Já tarde da noite e chovendo muito, ele não teve coragem de dispensar os dois suplicantes na chuva. Preparou um aposento para a nativa e sua criança, tranquilizando aqueles que buscaram sua ajuda, dizendo que não precisavam se preocupar, não era necessário oferecer dádivas; o mais importante era a saúde deles.


Na manhã seguinte, ao levantar cedo e ir até o quarto para levar o café da manhã e verificar seus pacientes, encontrou o quarto vazio. A anciã e o curumim não estavam lá. Surpreendido pela ausência, notou um pergaminho com escrita peculiar dos médicos feiticeiros, contendo uma promessa. Todos os deuses e deusas dos Apukás abençoariam suas ações em favor dos desprovidos de dádivas, garantindo que seus filhos e filhas seriam uma bênção para ele, multiplicando a bondade para ele e sua família.
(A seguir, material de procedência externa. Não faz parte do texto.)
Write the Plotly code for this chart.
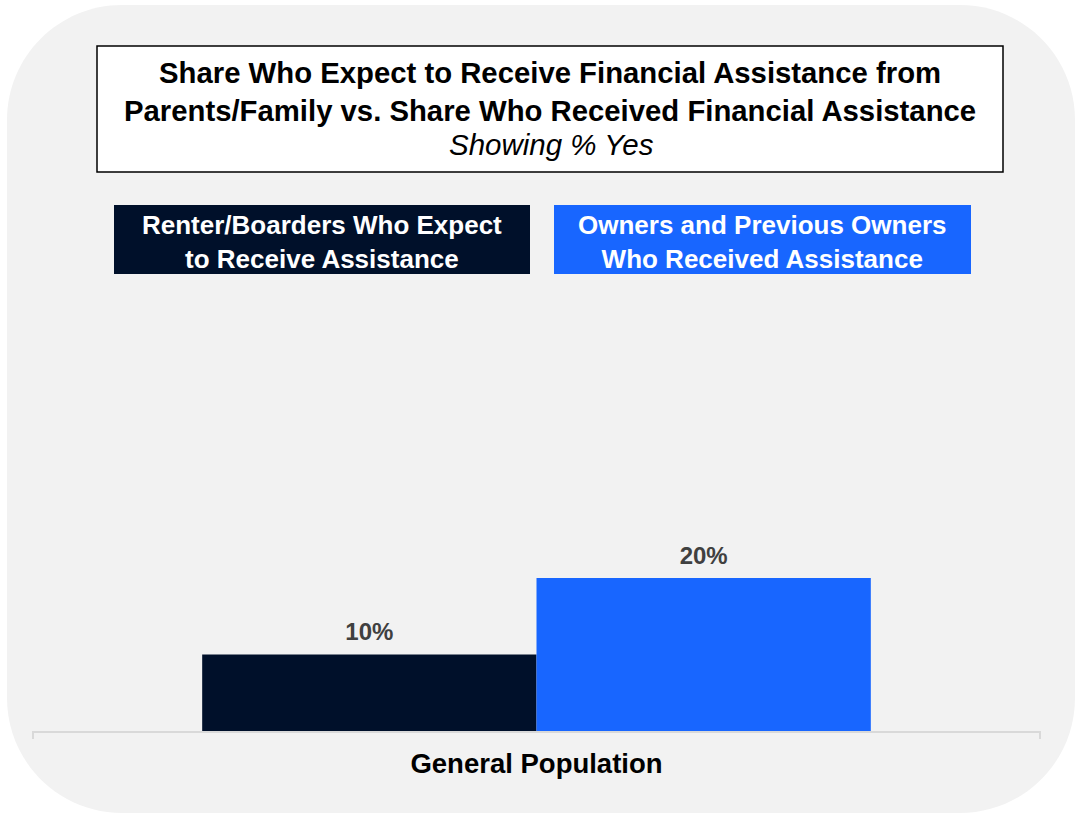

Os deuses Apukás sempre estariam ao seu lado, sem pedir dádivas aos suplicantes, apenas pelas ervas e encantamentos.


Em última análise, a história de Rotuod Oinotna, o ervateiro que ousou ascender à posição de Médico Feiticeiro, revela a complexidade das escolhas humanas diante das exigências sociais e espirituais. Seu caminho, marcado por desafios e renúncias, reflete não apenas a busca por conhecimento e poder, mas também um profundo compromisso com a missão original dos Médicos Feiticeiros: aliviar o sofrimento, salvar vidas e oferecer ajuda aos desfavorecidos.


Ao longo do relato, testemunhamos a transformação de Rotuod, que, apesar dos perigos de perder sua humanidade no mundo dos Médicos Feiticeiros, manteve-se conectado aos valores fundamentais de empatia, simplicidade e sabedoria. A narrativa destaca a luta constante entre a preservação desses atributos e a tentação de se deixar envolver pelos espíritos das dádivas, evidenciando que, mesmo em meio a rituais e desafios extremos, alguns indivíduos conseguem preservar o propósito nobre que os levou a buscar esse caminho.
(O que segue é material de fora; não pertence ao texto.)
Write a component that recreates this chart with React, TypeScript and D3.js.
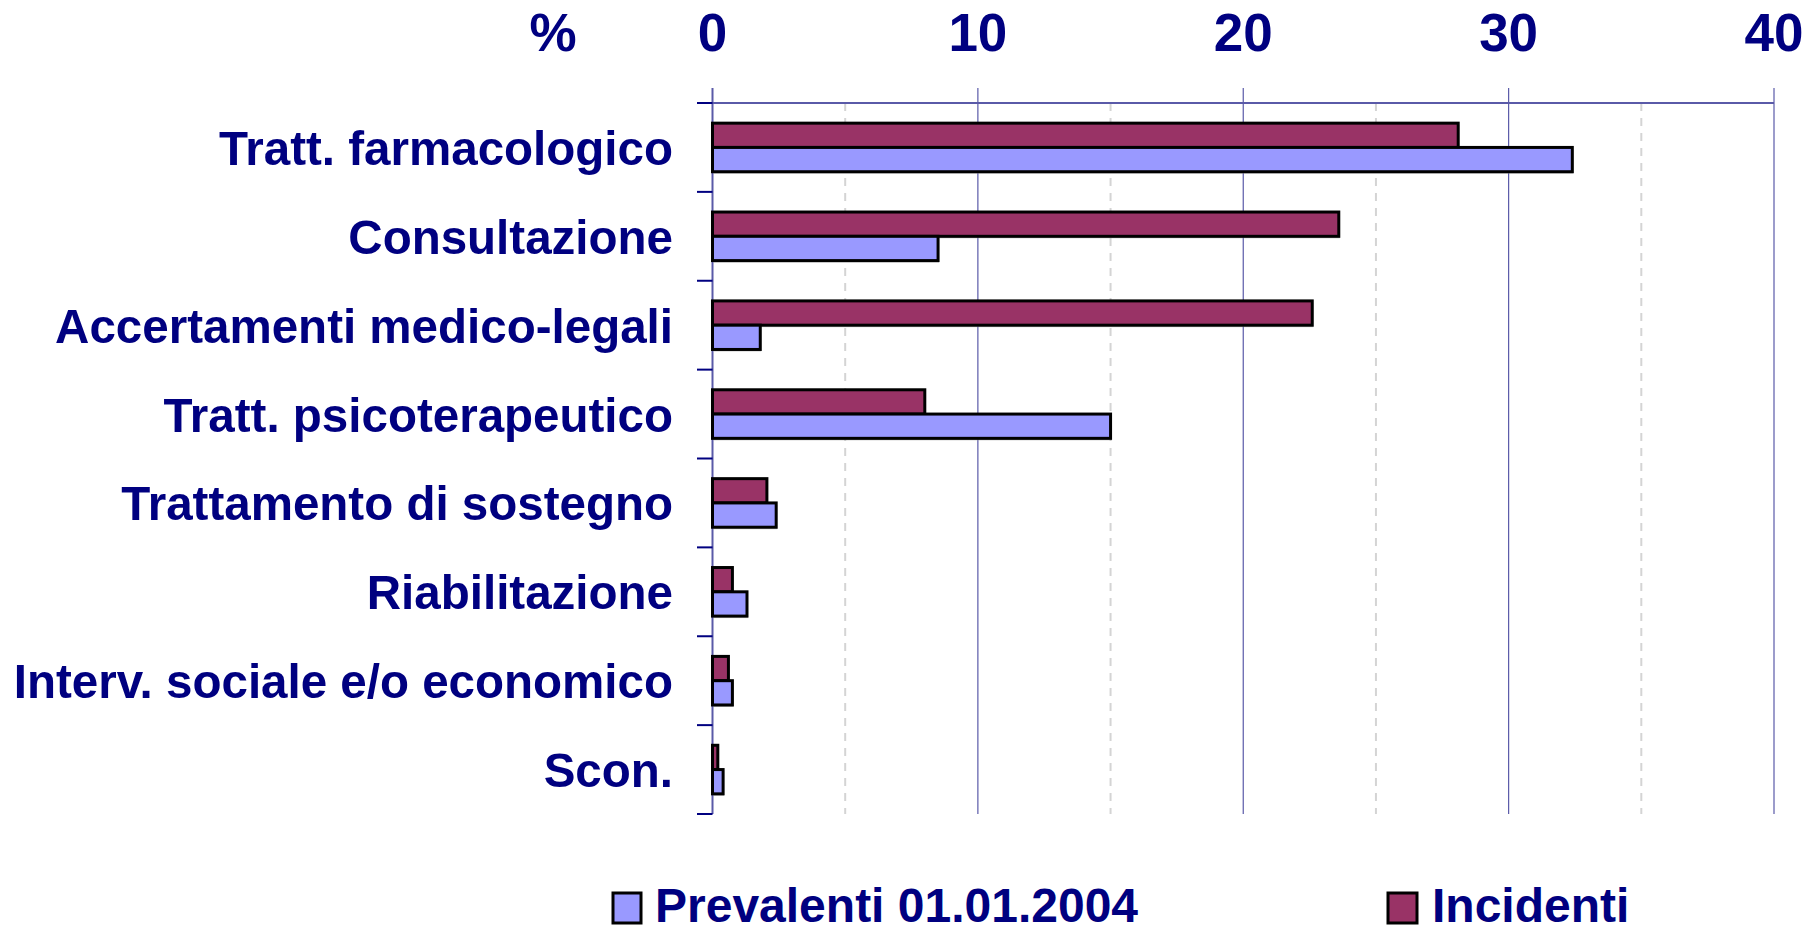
import React from 'react';
import * as d3 from 'd3';

const categories = [
  'Tratt. farmacologico',
  'Consultazione',
  'Accertamenti medico-legali',
  'Tratt. psicoterapeutico',
  'Trattamento di sostegno',
  'Riabilitazione',
  'Interv. sociale e/o economico',
  'Scon.',
];
const prevalenti = [32.4, 8.5, 1.8, 15.0, 2.4, 1.3, 0.75, 0.4];
const incidenti = [28.1, 23.6, 22.6, 8.0, 2.05, 0.75, 0.6, 0.2];
const seriesNames = ['Incidenti', 'Prevalenti 01.01.2004'];
const majorTicks = [0, 10, 20, 30, 40];
const minorTicks = [5, 15, 25, 35];

const W = 1804;
const H = 932;
const NAVY = '#000080';
const FONT = '"Liberation Sans", Arial, sans-serif';
const COLORS: Record<string, string> = {
  Incidenti: '#993366',
  'Prevalenti 01.01.2004': '#9999FF',
};

export default function App() {
  const x = d3.scaleLinear().domain([0, 40]).range([712.5, 1774]);
  const y = d3.scaleBand<string>().domain(categories).range([103, 814]).padding(0);
  const inner = d3
    .scaleBand<string>()
    .domain(seriesNames)
    .range([0, y.bandwidth()])
    .paddingInner(0)
    .paddingOuter(0.83);
  const top = 103;
  const bottom = 814;
  const values: Record<string, number[]> = {
    Incidenti: incidenti,
    'Prevalenti 01.01.2004': prevalenti,
  };
  const boundaries = d3.range(categories.length + 1).map((i) => top + i * y.step());

  return (
    <svg
      width={W}
      height={H}
      style={{ position: 'absolute', left: 0, top: 0, background: '#fff' }}
      fontFamily={FONT}
      fontWeight="bold"
    >
      {minorTicks.map((t) => (
        <line
          key={'m' + t}
          x1={x(t)}
          x2={x(t)}
          y1={top}
          y2={bottom}
          stroke="#d4d4d4"
          strokeWidth={2}
          strokeDasharray="8,7"
        />
      ))}
      {majorTicks.map((t) => (
        <line
          key={'g' + t}
          x1={x(t)}
          x2={x(t)}
          y1={88}
          y2={bottom}
          stroke="#5a5aa8"
          strokeWidth={t === 0 ? 2 : 1.2}
        />
      ))}
      <line x1={697} x2={x(40)} y1={top} y2={top} stroke="#5a5aa8" strokeWidth={2} />
      {boundaries.map((b, i) => (
        <line key={'c' + i} x1={697} x2={x(0)} y1={b} y2={b} stroke={NAVY} strokeWidth={2} />
      ))}
      {categories.map((c, i) => (
        <g key={c}>
          {seriesNames.map((s) => {
            const v = values[s][i];
            const by = (y(c) as number) + (inner(s) as number);
            const bw = x(v) - x(0);
            return (
              <g key={s}>
                <rect
                  x={x(0) + 1}
                  y={by + 2}
                  width={bw}
                  height={inner.bandwidth()}
                  fill="#a0a0a0"
                  opacity={0.6}
                />
                <rect
                  x={x(0)}
                  y={by}
                  width={bw}
                  height={inner.bandwidth()}
                  fill={COLORS[s]}
                  stroke="#000"
                  strokeWidth={3}
                />
              </g>
            );
          })}
        </g>
      ))}
      {categories.map((c) => (
        <text
          key={'l' + c}
          transform={`translate(673,${(y(c) as number) + y.bandwidth() / 2 + 17.5}) scale(0.98,1)`}
          textAnchor="end"
          fontSize={48.5}
          fill={NAVY}
        >
          {c}
        </text>
      ))}
      {majorTicks.map((t) => (
        <text key={'t' + t} x={x(t)} y={51} textAnchor="middle" fontSize={53} fill={NAVY}>
          {t}
        </text>
      ))}
      <text x={553} y={51} textAnchor="middle" fontSize={53} fill={NAVY}>
        %
      </text>
      <g>
        <rect x={613} y={893} width={28} height={30} fill={COLORS['Prevalenti 01.01.2004']} stroke="#000" strokeWidth={3} />
        <text x={655} y={922} fontSize={48} fill={NAVY}>
          Prevalenti 01.01.2004
        </text>
        <rect x={1388} y={893} width={29} height={30} fill={COLORS['Incidenti']} stroke="#000" strokeWidth={3} />
        <text x={1432} y={922} fontSize={48} fill={NAVY}>
          Incidenti
        </text>
      </g>
    </svg>
  );
}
Assim, a história de Rotuod Oinotna é um lembrete de que, independentemente das mudanças nas tradições e nos rituais sagrados, o verdadeiro propósito de um curandeiro, seja ele ervateiro ou Médico Feiticeiro, deve permanecer centrado na compaixão e no desejo sincero de servir aos outros.


A esperança reside na possibilidade de cultivar uma geração de Médicos Feiticeiros que, inspirados por exemplos como o de Rotuod, possam equilibrar as demandas espirituais com a humanidade essencial que define a verdadeira arte da cura.


Prof. Daniel Mota 


Texto inspirado na obra de Horace Miner In: A.K. Rooney e P.L. de Vore (orgs) You and the others: Readings in Introductory Anthropology (Cambridge, Erlich) 1976, “Ritos corporais entre os Nacirema”.